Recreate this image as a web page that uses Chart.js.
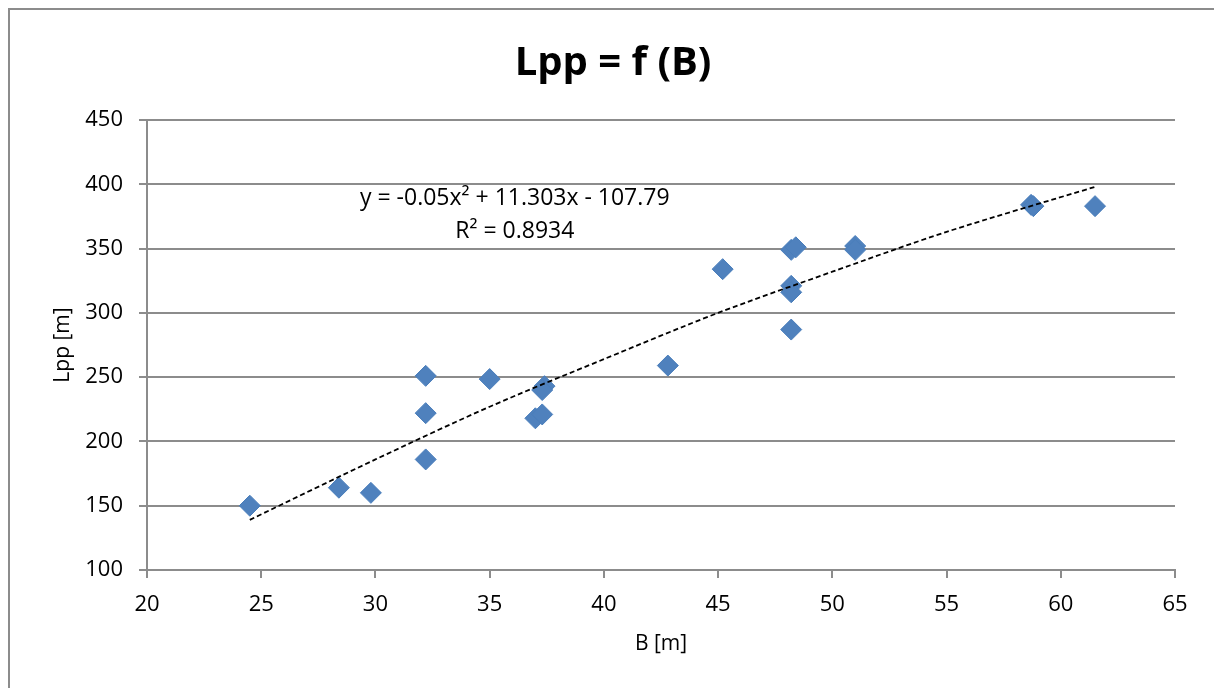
<!DOCTYPE html>
<html>
<head>
<meta charset="utf-8">
<script src="https://cdn.jsdelivr.net/npm/chart.js@4.4.0/dist/chart.umd.min.js"></script>
<style>
  html, body { margin: 0; padding: 0; background: #fff; overflow: hidden; }
  #wrap { position: relative; width: 1214px; height: 688px; }
  #frame { position: absolute; left: 8px; top: 8px; width: 1300px; height: 800px;
           border: 2px solid #8c8c8c; box-sizing: border-box; }
  canvas { position: absolute; left: 0; top: 0; }
</style>
</head>
<body>
<div id="wrap">
  <div id="frame"></div>
  <canvas id="chart" width="1214" height="688"></canvas>
</div>
<script>
// B [m] vs Lpp [m]
const breadth = [24.5, 28.4, 29.8, 32.2, 32.2, 32.2, 35.0, 37.0, 37.3, 37.4, 37.3,
                 42.8, 45.2, 48.2, 48.4, 48.2, 48.2, 48.2, 51.0, 51.0, 58.7, 58.8, 61.5];
const lpp     = [150, 164, 160, 251, 222, 186, 248.5, 218, 221, 243, 240,
                 259, 334, 349, 351, 321, 316, 287, 352, 349, 384, 383, 383];

// polynomial trendline as drawn (dashed)
const trendB   = [24.5, 30, 35, 40, 45, 50, 55, 61.5];
const trendLpp = [139, 186, 227, 264, 300, 332, 363, 398];

const eqLines = ['y = -0.05x\u00B2 + 11.303x - 107.79', 'R\u00B2 = 0.8934'];

const xTicks = [20, 25, 30, 35, 40, 45, 50, 55, 60, 65];
const yTicks = [100, 150, 200, 250, 300, 350, 400, 450];

const FONT = "'Open Sans', 'Liberation Sans', sans-serif";

const points = breadth.map((b, i) => ({ x: b, y: lpp[i] }));
const trend = trendB.map((b, i) => ({ x: b, y: trendLpp[i] }));

const overlay = {
  id: 'overlay',
  afterDraw(chart) {
    const ctx = chart.ctx;
    const xs = chart.scales.x, ys = chart.scales.y;
    ctx.save();
    ctx.fillStyle = '#000';
    ctx.textAlign = 'center';
    ctx.textBaseline = 'middle';
    // title
    ctx.font = 'bold 40px ' + FONT;
    ctx.fillText('Lpp = f (B)', 613, 64);
    // trendline equation
    ctx.font = '23px ' + FONT;
    const ex = xs.getPixelForValue(36.1);
    const ey = ys.getPixelForValue(389);
    ctx.fillText(eqLines[0], ex, ey);
    ctx.fillText(eqLines[1], ex, ey + 33);
    ctx.restore();
  }
};

new Chart(document.getElementById('chart').getContext('2d'), {
  type: 'scatter',
  data: {
    datasets: [
      {
        label: 'Lpp',
        data: points,
        pointStyle: 'rectRot',
        pointRadius: 10.5,
        backgroundColor: '#4F81BD',
        borderColor: '#4A7EBB',
        borderWidth: 1,
        order: 2
      },
      {
        label: 'Trend',
        data: trend,
        showLine: true,
        pointRadius: 0,
        borderColor: '#000',
        borderWidth: 1.8,
        borderDash: [5, 3],
        tension: 0.3,
        order: 1
      }
    ]
  },
  options: {
    responsive: false,
    animation: false,
    layout: { padding: { left: 46, top: 120, right: 39, bottom: 27 } },
    plugins: {
      legend: { display: false },
      tooltip: { enabled: false },
      title: { display: false }
    },
    scales: {
      x: {
        type: 'linear',
        min: 20, max: 65,
        afterBuildTicks(scale) { scale.ticks = xTicks.map(v => ({ value: v })); },
        afterFit(scale) { scale.height = 91; },
        border: { color: '#8c8c8c', width: 2 },
        grid: { drawOnChartArea: false, drawTicks: true, tickLength: 8, color: '#8c8c8c', lineWidth: 2 },
        ticks: { color: '#000', font: { family: FONT, size: 22 }, padding: 14 },
        title: { display: true, text: 'B [m]', color: '#000', font: { family: FONT, size: 21 }, padding: { top: 4, bottom: 4 } }
      },
      y: {
        min: 100, max: 450,
        afterBuildTicks(scale) { scale.ticks = yTicks.map(v => ({ value: v })); },
        afterFit(scale) { scale.width = 147 - 46; },
        border: { color: '#8c8c8c', width: 2 },
        grid: { drawTicks: true, tickLength: 8, color: '#8c8c8c', lineWidth: 2 },
        ticks: { color: '#000', font: { family: FONT, size: 22 }, padding: 16 },
        title: { display: true, text: 'Lpp [m]', color: '#000', font: { family: FONT, size: 21 }, padding: { top: 4, bottom: 4 } }
      }
    }
  },
  plugins: [overlay]
});
</script>
</body>
</html>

# INSTRUCTION
With the pictures left out, transcribe the material exactly.

# RESULT
Recreate this image as a web page that uses Chart.js.
<!DOCTYPE html>
<html>
<head>
<meta charset="utf-8">
<script src="https://cdn.jsdelivr.net/npm/chart.js@4.4.0/dist/chart.umd.min.js"></script>
<style>
  html, body { margin: 0; padding: 0; background: #fff; overflow: hidden; }
  #wrap { position: relative; width: 1214px; height: 688px; }
  #frame { position: absolute; left: 8px; top: 8px; width: 1300px; height: 800px;
           border: 2px solid #8c8c8c; box-sizing: border-box; }
  canvas { position: absolute; left: 0; top: 0; }
</style>
</head>
<body>
<div id="wrap">
  <div id="frame"></div>
  <canvas id="chart" width="1214" height="688"></canvas>
</div>
<script>
// B [m] vs Lpp [m]
const breadth = [24.5, 28.4, 29.8, 32.2, 32.2, 32.2, 35.0, 37.0, 37.3, 37.4, 37.3,
                 42.8, 45.2, 48.2, 48.4, 48.2, 48.2, 48.2, 51.0, 51.0, 58.7, 58.8, 61.5];
const lpp     = [150, 164, 160, 251, 222, 186, 248.5, 218, 221, 243, 240,
                 259, 334, 349, 351, 321, 316, 287, 352, 349, 384, 383, 383];

// polynomial trendline as drawn (dashed)
const trendB   = [24.5, 30, 35, 40, 45, 50, 55, 61.5];
const trendLpp = [139, 186, 227, 264, 300, 332, 363, 398];

const eqLines = ['y = -0.05x\u00B2 + 11.303x - 107.79', 'R\u00B2 = 0.8934'];

const xTicks = [20, 25, 30, 35, 40, 45, 50, 55, 60, 65];
const yTicks = [100, 150, 200, 250, 300, 350, 400, 450];

const FONT = "'Open Sans', 'Liberation Sans', sans-serif";

const points = breadth.map((b, i) => ({ x: b, y: lpp[i] }));
const trend = trendB.map((b, i) => ({ x: b, y: trendLpp[i] }));

const overlay = {
  id: 'overlay',
  afterDraw(chart) {
    const ctx = chart.ctx;
    const xs = chart.scales.x, ys = chart.scales.y;
    ctx.save();
    ctx.fillStyle = '#000';
    ctx.textAlign = 'center';
    ctx.textBaseline = 'middle';
    // title
    ctx.font = 'bold 40px ' + FONT;
    ctx.fillText('Lpp = f (B)', 613, 64);
    // trendline equation
    ctx.font = '23px ' + FONT;
    const ex = xs.getPixelForValue(36.1);
    const ey = ys.getPixelForValue(389);
    ctx.fillText(eqLines[0], ex, ey);
    ctx.fillText(eqLines[1], ex, ey + 33);
    ctx.restore();
  }
};

new Chart(document.getElementById('chart').getContext('2d'), {
  type: 'scatter',
  data: {
    datasets: [
      {
        label: 'Lpp',
        data: points,
        pointStyle: 'rectRot',
        pointRadius: 10.5,
        backgroundColor: '#4F81BD',
        borderColor: '#4A7EBB',
        borderWidth: 1,
        order: 2
      },
      {
        label: 'Trend',
        data: trend,
        showLine: true,
        pointRadius: 0,
        borderColor: '#000',
        borderWidth: 1.8,
        borderDash: [5, 3],
        tension: 0.3,
        order: 1
      }
    ]
  },
  options: {
    responsive: false,
    animation: false,
    layout: { padding: { left: 46, top: 120, right: 39, bottom: 27 } },
    plugins: {
      legend: { display: false },
      tooltip: { enabled: false },
      title: { display: false }
    },
    scales: {
      x: {
        type: 'linear',
        min: 20, max: 65,
        afterBuildTicks(scale) { scale.ticks = xTicks.map(v => ({ value: v })); },
        afterFit(scale) { scale.height = 91; },
        border: { color: '#8c8c8c', width: 2 },
        grid: { drawOnChartArea: false, drawTicks: true, tickLength: 8, color: '#8c8c8c', lineWidth: 2 },
        ticks: { color: '#000', font: { family: FONT, size: 22 }, padding: 14 },
        title: { display: true, text: 'B [m]', color: '#000', font: { family: FONT, size: 21 }, padding: { top: 4, bottom: 4 } }
      },
      y: {
        min: 100, max: 450,
        afterBuildTicks(scale) { scale.ticks = yTicks.map(v => ({ value: v })); },
        afterFit(scale) { scale.width = 147 - 46; },
        border: { color: '#8c8c8c', width: 2 },
        grid: { drawTicks: true, tickLength: 8, color: '#8c8c8c', lineWidth: 2 },
        ticks: { color: '#000', font: { family: FONT, size: 22 }, padding: 16 },
        title: { display: true, text: 'Lpp [m]', color: '#000', font: { family: FONT, size: 21 }, padding: { top: 4, bottom: 4 } }
      }
    }
  },
  plugins: [overlay]
});
</script>
</body>
</html>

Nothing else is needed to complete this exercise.